1.6 Show me your gear
You don't need a whole gift set of kit to start making cocktails at home
Tom Cruise tossed and flipped his bottles, but did he ever actually shake his cocktails? If you’ve been inspired by the 1988 ‘hit’ Cocktail, you’ll be relieved to learn that all that tossing around is not a necessity for great cocktails. In fact, Negronis, Martinis, and many other classic gin cocktails are simply stirred with ice. So, even if you haven’t got a shaker, you can still make some great tasting drinks. And, without sounding like one of Coughlin’s Laws, the moment you start to express an interest in mixology, your Christmas gifts will begin to follow a similar theme.
HERE's everything you need to make cocktails at home
Stirring up a Storm
For now, while that shaker is in the post, you are ready to start stirring up a sumptuous selection of classic sippers. Although it sounds simple, there are a couple of tricks to bear in mind when stirring. Firstly, stir your drink in a large, smooth sided glass. A pint glass is perfect, or a small water jug. Next, add lots of ice. Ice keeps ice cold – think of snowman remnants on green grass. This will ensure you effectively cool your cocktail without over-diluting it. Use a long spoon to move the ice around the edge of glass. Take care not to chip the ice. Stirred drinks should be super smooth and silky – not watery with shards of ice in. Finally, decant into your glass using the spoon to hold the ice back.
There are some ‘home style barware’ essentials that might make things easier. A long spoon or table spoon is good for stirring. But your latte spoon from this morning’s Nespresso would be ideal. A small sieve (or loose-tea strainer) will come in handy, especially if you are shaking your cocktails and serving them straight up, or if you start experimenting with egg white.

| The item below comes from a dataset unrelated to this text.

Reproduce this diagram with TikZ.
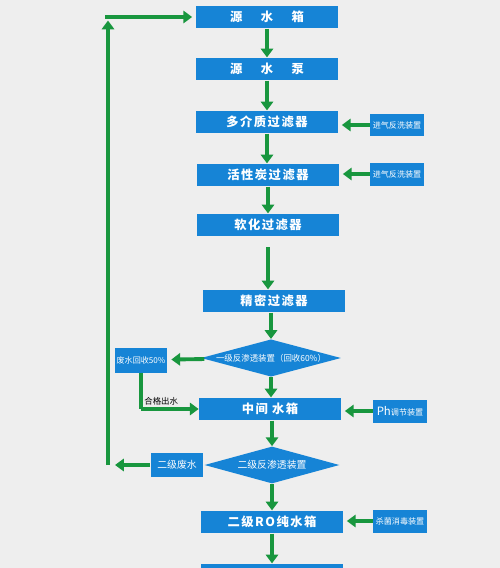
\documentclass[tikz,border=0pt]{standalone}
\usepackage{fontspec}
\newfontfamily\cjk{Noto Sans CJK SC}
\newfontfamily\cjkw{Noto Sans CJK SC}[LetterSpace=12]
\usetikzlibrary{shapes.geometric,arrows.meta,positioning}
\definecolor{bgray}{RGB}{238,238,238}
\definecolor{boxblue}{RGB}{22,132,214}
\definecolor{flowgreen}{RGB}{24,150,62}
\begin{document}
\begin{tikzpicture}[x=0.02cm,y=-0.02cm,
  every node/.style={font=\cjk, inner sep=1pt, align=center},
  mainbox/.style={fill=boxblue,text=white,minimum width=2.84cm,
    minimum height=0.45cm,font=\cjkw\bfseries\fontsize{7}{8}\selectfont},
  sidebox/.style={fill=boxblue,text=white,minimum width=1.08cm,
    minimum height=0.46cm,font=\cjk\fontsize{4.6}{5}\selectfont},
  rodia/.style={diamond,fill=boxblue,text=white,aspect=3.75,inner sep=0pt,
    minimum width=2.7cm,minimum height=0.74cm,font=\cjk\fontsize{4.8}{6}\selectfont},
  flow/.style={draw=flowgreen,line width=2.2pt,
    -{Triangle[width=7pt,length=5pt]}}]
\useasboundingbox[fill=bgray] (0,0) rectangle (500,568);
% main line
\node[mainbox] (src)  at (267,17)  {源\hspace{1.5em}水\hspace{1.5em}箱};
\node[mainbox] (pump) at (267,69)  {源\hspace{1.5em}水\hspace{1.5em}泵};
\node[mainbox] (mmf)  at (267,122) {多介质过滤器};
\node[mainbox] (acf)  at (268,175) {活性炭过滤器};
\node[mainbox] (sof)  at (268,225) {软化过滤器};
\node[mainbox] (prf)  at (274,301) {精密过滤器};
\node[rodia]   (ro1)  at (271,358) {一级反渗透装置（回收60\%）};
\node[mainbox] (mid)  at (270,409) {中间\ 水箱};
\node[rodia]   (ro2)  at (272,465) {\fontsize{5.6}{6}\selectfont 二级反渗透装置};
\node[mainbox] (pure) at (272,522) {二级RO纯水箱};
\node[mainbox] (next) at (272,575) {};
% side units
\node[sidebox] (bw1) at (397,125) {进气反洗装置};
\node[sidebox] (bw2) at (397,174) {进气反洗装置};
\node[sidebox] (ph)  at (400,411) {{\fontsize{6.5}{7}\selectfont Ph}调节装置};
\node[sidebox] (ster) at (400,521) {杀菌消毒装置};
\node[sidebox,minimum width=1.06cm,minimum height=0.5cm] (ww1) at (141,360) {废水回收50\%};
\node[sidebox,minimum width=1.06cm,minimum height=0.48cm,
  font=\cjk\fontsize{5.6}{6}\selectfont] (ww2) at (177,465) {二级废水};
\coordinate (okc) at (141,409);
\coordinate (lc) at (108,465);
\coordinate (lt) at (108,17);
\coordinate (ls) at (105,17);
% connectors
\draw[flow] (src.south) -- (src.south |- pump.north);
\draw[flow] (pump.south) -- (pump.south |- mmf.north);
\draw[flow] (mmf.south) -- (mmf.south |- acf.north);
\draw[flow] (acf.south) -- (acf.south |- sof.north);
\draw[flow,shorten <=6pt] (sof.south) -- (sof.south |- prf.north);
\draw[flow] (ro1.north |- prf.south) -- (ro1.north);
\draw[flow] (ro1.south) -- (ro1.south |- mid.north);
\draw[flow] (ro2.north |- mid.south) -- (ro2.north);
\draw[flow] (ro2.south) -- (ro2.south |- pure.north);
\draw[flow] (pure.south) -- (next.north);
\draw[flow,shorten >=2pt] (bw1) -- (bw1 -| mmf.east);
\draw[flow,shorten >=2pt] (bw2) -- (bw2 -| acf.east);
\draw[flow,shorten >=2pt] (ph) -- (ph -| mid.east);
\draw[flow,shorten >=2pt] (ster) -- (ster -| pure.east);
\draw[flow,shorten >=2pt] (ro1) -- (ww1);
\draw[flow,-] (ww1) -- (okc);
\draw[flow] (okc) -- node[above,text=black,font=\cjk\fontsize{4.8}{5}\selectfont,
  pos=0.35] (ok) {合格出水} (mid);
\draw[flow,shorten >=4pt] (ww2) -- (lc);
\draw[flow,shorten >=2pt] (lc) -- (lt);
\draw[flow,shorten >=2pt] (ls) -- (src);
\end{tikzpicture}
\end{document}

Some way to measure out quantities is an essential. The exact volume is rarely important, but the relative parts in each cocktail should have consistency. Most screw top bottles have a uniform size of around 15ml. For example, two Campari lids can be considered a US shot or ‘1 part’.
We measure cocktail ingredients in ‘parts’ because there is no universal shot size. In England and Wales it’s 25ml, in Scotland and Northern Ireland it’s 35ml, and in the USA, it’s 30ml. 1 part equals 1 shot.
A Good Shake at Home
If you are interested in giving your arms a work out, and shaking up some gorgeously frothy Pink Ladies or scintillatingly citrusy Gimlets, then you are going to need a cocktail shaker. There are principally three types of shaker: Boston Tins; Parisian; 3-Piece Cobbler. While the first two are favoured by professional bartenders for their size and efficiency during a busy service, the Cobbler is ideal for your home bar because of its in-built strainer and 30ml measure. The purpose of each type is the same though: to mix and cool the ingredients of a cocktail to the same temperature. This is done by the addition of, you’ve guessed it, ice.
You can fit a maximum of two cocktails in a cobbler shaker. However, if you’re using an egg white, make one cocktail at a time to give it space to fully aerate, emulsify, and chill.